Your task:
Extract everything from the first line through the line with "(aplTxt) at (189,-143)", both ends included, except for any pictures.

══ Data excerpt ══

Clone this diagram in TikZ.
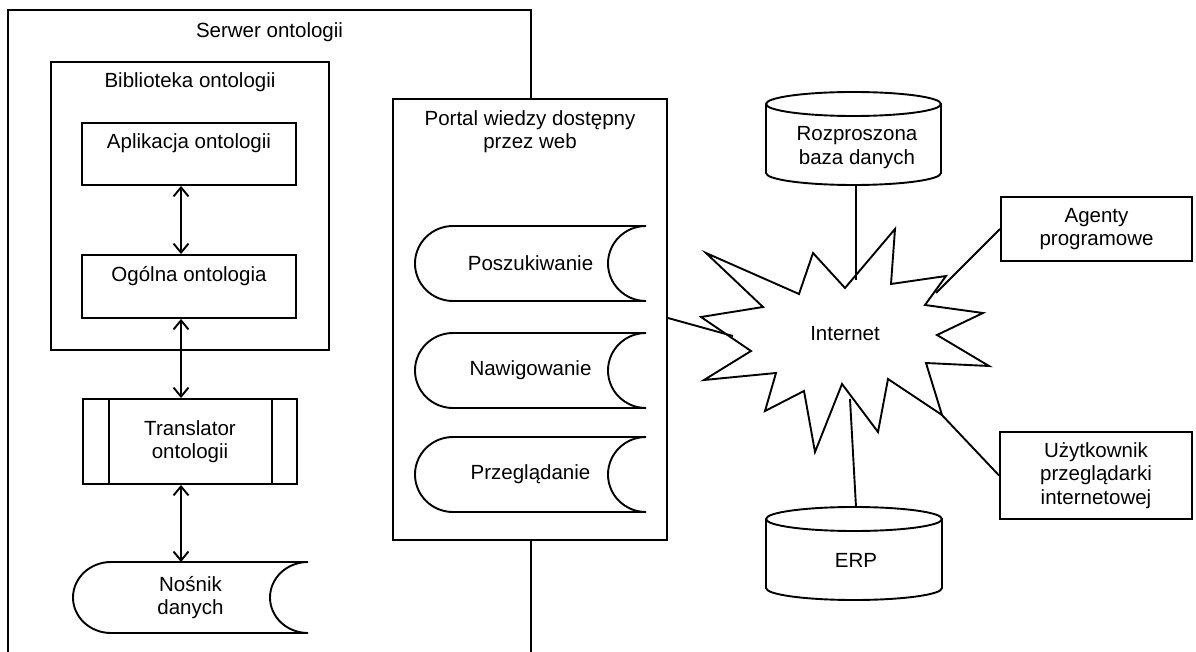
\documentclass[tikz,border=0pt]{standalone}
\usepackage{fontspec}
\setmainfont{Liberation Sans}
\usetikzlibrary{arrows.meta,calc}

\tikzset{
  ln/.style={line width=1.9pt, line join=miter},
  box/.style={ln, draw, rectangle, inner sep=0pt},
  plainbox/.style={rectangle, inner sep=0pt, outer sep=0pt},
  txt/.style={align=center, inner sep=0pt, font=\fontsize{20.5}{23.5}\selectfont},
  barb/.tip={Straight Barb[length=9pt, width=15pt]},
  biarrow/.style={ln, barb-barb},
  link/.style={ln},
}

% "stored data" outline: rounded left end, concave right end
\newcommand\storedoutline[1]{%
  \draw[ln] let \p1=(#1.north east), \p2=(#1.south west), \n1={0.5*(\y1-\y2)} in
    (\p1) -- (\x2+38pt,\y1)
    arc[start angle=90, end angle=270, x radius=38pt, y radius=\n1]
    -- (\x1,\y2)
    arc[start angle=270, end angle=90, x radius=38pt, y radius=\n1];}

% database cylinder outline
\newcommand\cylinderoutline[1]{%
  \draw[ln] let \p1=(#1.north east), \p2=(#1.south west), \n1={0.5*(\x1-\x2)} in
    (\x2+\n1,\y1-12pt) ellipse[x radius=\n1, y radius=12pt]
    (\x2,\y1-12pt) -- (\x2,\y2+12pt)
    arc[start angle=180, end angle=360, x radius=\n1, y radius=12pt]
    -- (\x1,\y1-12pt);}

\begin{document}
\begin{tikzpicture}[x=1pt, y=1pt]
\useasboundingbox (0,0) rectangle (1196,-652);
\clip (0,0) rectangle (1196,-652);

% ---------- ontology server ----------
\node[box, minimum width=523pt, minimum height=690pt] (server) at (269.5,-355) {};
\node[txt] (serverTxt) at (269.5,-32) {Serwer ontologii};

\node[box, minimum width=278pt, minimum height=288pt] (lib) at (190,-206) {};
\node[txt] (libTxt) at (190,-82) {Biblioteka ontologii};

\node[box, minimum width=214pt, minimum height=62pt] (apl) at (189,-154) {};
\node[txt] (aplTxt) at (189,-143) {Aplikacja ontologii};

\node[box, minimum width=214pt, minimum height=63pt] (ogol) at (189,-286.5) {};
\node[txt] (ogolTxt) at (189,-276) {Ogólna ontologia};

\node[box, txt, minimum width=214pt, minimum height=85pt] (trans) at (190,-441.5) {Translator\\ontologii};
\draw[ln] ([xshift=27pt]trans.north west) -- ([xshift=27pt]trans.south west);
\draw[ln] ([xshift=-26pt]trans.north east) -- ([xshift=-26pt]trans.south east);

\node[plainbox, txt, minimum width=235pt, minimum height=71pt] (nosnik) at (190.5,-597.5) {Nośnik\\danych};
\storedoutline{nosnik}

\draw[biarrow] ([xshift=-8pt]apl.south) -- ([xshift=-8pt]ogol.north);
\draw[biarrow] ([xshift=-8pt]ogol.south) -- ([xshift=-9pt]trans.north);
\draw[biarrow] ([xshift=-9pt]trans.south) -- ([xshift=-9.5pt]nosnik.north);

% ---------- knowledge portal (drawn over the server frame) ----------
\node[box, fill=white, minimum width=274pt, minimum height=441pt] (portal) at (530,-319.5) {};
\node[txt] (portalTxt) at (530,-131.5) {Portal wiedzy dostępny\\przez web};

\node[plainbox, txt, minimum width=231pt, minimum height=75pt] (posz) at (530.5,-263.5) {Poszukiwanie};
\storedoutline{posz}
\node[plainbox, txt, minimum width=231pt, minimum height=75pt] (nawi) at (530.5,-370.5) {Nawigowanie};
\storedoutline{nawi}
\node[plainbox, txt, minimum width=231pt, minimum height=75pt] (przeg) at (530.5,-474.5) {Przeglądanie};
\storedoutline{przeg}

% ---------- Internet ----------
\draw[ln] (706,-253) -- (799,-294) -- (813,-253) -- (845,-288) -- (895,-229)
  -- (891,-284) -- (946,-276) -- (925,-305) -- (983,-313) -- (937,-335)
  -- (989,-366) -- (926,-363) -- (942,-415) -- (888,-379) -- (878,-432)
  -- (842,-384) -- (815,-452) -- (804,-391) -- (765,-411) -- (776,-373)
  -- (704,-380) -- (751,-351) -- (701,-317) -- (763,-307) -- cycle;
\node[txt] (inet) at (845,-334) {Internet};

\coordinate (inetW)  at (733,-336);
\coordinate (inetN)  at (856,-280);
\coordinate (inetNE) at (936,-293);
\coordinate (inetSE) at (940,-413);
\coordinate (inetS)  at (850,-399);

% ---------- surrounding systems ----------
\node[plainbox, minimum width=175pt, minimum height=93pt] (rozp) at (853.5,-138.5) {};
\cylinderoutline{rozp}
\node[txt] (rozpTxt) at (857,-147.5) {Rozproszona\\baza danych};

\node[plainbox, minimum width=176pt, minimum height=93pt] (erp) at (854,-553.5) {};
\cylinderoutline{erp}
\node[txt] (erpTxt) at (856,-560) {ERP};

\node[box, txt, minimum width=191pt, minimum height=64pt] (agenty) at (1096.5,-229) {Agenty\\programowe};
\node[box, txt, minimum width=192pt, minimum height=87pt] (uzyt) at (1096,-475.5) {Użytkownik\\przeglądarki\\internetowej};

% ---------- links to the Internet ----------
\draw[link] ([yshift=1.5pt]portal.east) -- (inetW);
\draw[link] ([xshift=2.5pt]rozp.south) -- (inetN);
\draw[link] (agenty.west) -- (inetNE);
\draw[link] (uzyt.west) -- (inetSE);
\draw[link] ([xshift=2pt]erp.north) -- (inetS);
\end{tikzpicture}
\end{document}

═══

Written response:
Clone this diagram in TikZ.
\documentclass[tikz,border=0pt]{standalone}
\usepackage{fontspec}
\setmainfont{Liberation Sans}
\usetikzlibrary{arrows.meta,calc}

\tikzset{
  ln/.style={line width=1.9pt, line join=miter},
  box/.style={ln, draw, rectangle, inner sep=0pt},
  plainbox/.style={rectangle, inner sep=0pt, outer sep=0pt},
  txt/.style={align=center, inner sep=0pt, font=\fontsize{20.5}{23.5}\selectfont},
  barb/.tip={Straight Barb[length=9pt, width=15pt]},
  biarrow/.style={ln, barb-barb},
  link/.style={ln},
}

% "stored data" outline: rounded left end, concave right end
\newcommand\storedoutline[1]{%
  \draw[ln] let \p1=(#1.north east), \p2=(#1.south west), \n1={0.5*(\y1-\y2)} in
    (\p1) -- (\x2+38pt,\y1)
    arc[start angle=90, end angle=270, x radius=38pt, y radius=\n1]
    -- (\x1,\y2)
    arc[start angle=270, end angle=90, x radius=38pt, y radius=\n1];}

% database cylinder outline
\newcommand\cylinderoutline[1]{%
  \draw[ln] let \p1=(#1.north east), \p2=(#1.south west), \n1={0.5*(\x1-\x2)} in
    (\x2+\n1,\y1-12pt) ellipse[x radius=\n1, y radius=12pt]
    (\x2,\y1-12pt) -- (\x2,\y2+12pt)
    arc[start angle=180, end angle=360, x radius=\n1, y radius=12pt]
    -- (\x1,\y1-12pt);}

\begin{document}
\begin{tikzpicture}[x=1pt, y=1pt]
\useasboundingbox (0,0) rectangle (1196,-652);
\clip (0,0) rectangle (1196,-652);

% ---------- ontology server ----------
\node[box, minimum width=523pt, minimum height=690pt] (server) at (269.5,-355) {};
\node[txt] (serverTxt) at (269.5,-32) {Serwer ontologii};

\node[box, minimum width=278pt, minimum height=288pt] (lib) at (190,-206) {};
\node[txt] (libTxt) at (190,-82) {Biblioteka ontologii};

\node[box, minimum width=214pt, minimum height=62pt] (apl) at (189,-154) {};
\node[txt] (aplTxt) at (189,-143) {Aplikacja ontologii};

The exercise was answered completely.